UPDATE: 2014-11-19: Some people asked me how much
creating an index on event(channel,id)
helps. Answer: not
much.
During the implementation of IRCBrowse I discovered that Postgres’s built-in offset is not very fast.
Here are the characteristics of my data:
ircbrowse=> \d event
Table "public.event"
Column | Type |
-----------+--------------------------+
timestamp | timestamp with time zone |
type | text |
nick | text |
text | text |
network | integer |
channel | integer |
id | bigint |
Indexes:
"event_unique" UNIQUE CONSTRAINT,
btree (network, channel, "timestamp", nick, type, text)

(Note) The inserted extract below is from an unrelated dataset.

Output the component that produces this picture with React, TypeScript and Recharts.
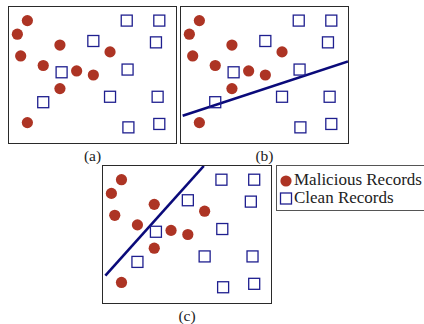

"event_unique_id" UNIQUE CONSTRAINT, btree (id)
"event_channel_idx" btree (channel)
"event_nick_idx" btree (nick)
"event_timestamp_idx" btree ("timestamp")
"event_type_idx" btree (type)
And the size:
ircbrowse=> select count(*) from event;
count
----------
28673917
Channel 1 is the biggest:
ircbrowse=> select count(*) from event where channel = 1;
count
----------
19340467
When you’re working with data on this scale (large, but not “big
data”), PostgreSQL handles it beautifully. But the speed of
OFFSET
/LIMIT
is not great:
ircbrowse=> explain analyze select * from event where channel = 1
order by id offset 500000 limit 30;
QUERY PLAN
Limit (cost=5648.81..5818.28 rows=30 width=85)
(actual time=0.301..0.309 rows=30 loops=1)
-> Index Scan using event_unique_id on event
(cost=0.00..81914674.39 rows=14501220 width=85)
(actual time=0.020..0.288 rows=1030 loops=1)
Filter: (channel = 1)
I think that this index scan is simply too expensive. Notice that I’m ordering by id which has a unique btree index on it. Check out the speed:
ircbrowse=> select * from event where channel = 1
order by id offset 1000 limit 30;
Time: 0.721 ms
ircbrowse=> select * from event where channel = 1
order by id offset 500000 limit 30;
Time: 191.926 ms
You might think less than a second to sift through 500,000 rows of a 28million row table is pretty good, but I think it sucks. It’s also deceptive. Let’s increase it to 1,000,000 rows (of 19,000,00):
ircbrowse=> select * from event where channel = 1
order by id offset 1000000 limit 30;
Time: 35022.464 ms
This is getting worse and worse! It’s probably linear in its poor performance.
However, there’s a solution. Use an index table. A separate table which contains foreign keys pointing to this table:
ircbrowse=> \d event_order_index
Table "public.event_order_index"
Column | Type | Modifiers
--------+---------+-----------
id | integer | not null
origin | integer | not null
idx | integer | not null
Indexes:
"event_order_id_origin" UNIQUE CONSTRAINT, btree (id, origin)
"event_order_idx" btree (id)
"event_order_idx_idx" btree (idx)
"event_order_origin_dx" btree (origin)
Now you can have a pagination index for channel 1:
ircbrowse=> select * from event_order_index where idx = 1000 limit 1;
id | origin | idx
----+--------+------
1 | 1 | 1000
(I used idx=1000 for channel 1, 2000 for channel 2, etc. so that I would have space for other numerical indexes for the same channel.)
Now you can make a very efficient query for the same data as above:
ircbrowse=> SELECT idx.id,e.timestamp,e.network,e.channel,
ircbrowse=> e.type,e.nick,e.text FROM event e,
ircbrowse-> event_order_index idx
ircbrowse-> WHERE e.id = idx.origin and idx.idx = 1000 and
ircbrowse=> idx.id > 1000000 and idx.id < 1000030
ircbrowse-> ORDER BY e.id asc
ircbrowse-> LIMIT 30;
Time: 1.001 ms
This is more or less constant time.
And you can see this in action on the site. Takes about 30ms to load and render the page if I run this on the server:
$ time curl 'http://ircbrowse.net/browse/haskell?events_page=234'
real 0m0.031s
user 0m0.000s
sys 0m0.004s
Of course, sending a request in your browser will take longer due to the connection overhead and assets, but generally the goal was for it to be very snappy. The old ircbrowse.com (by another individual, who kindly let me have the name) was very slow indeed. You’d see the page loading the data incrementally from the database.
Anyhoo, thought that was a decent, practical PostgreSQL-specific optimization regarding pagination. Hope it was worth writing up.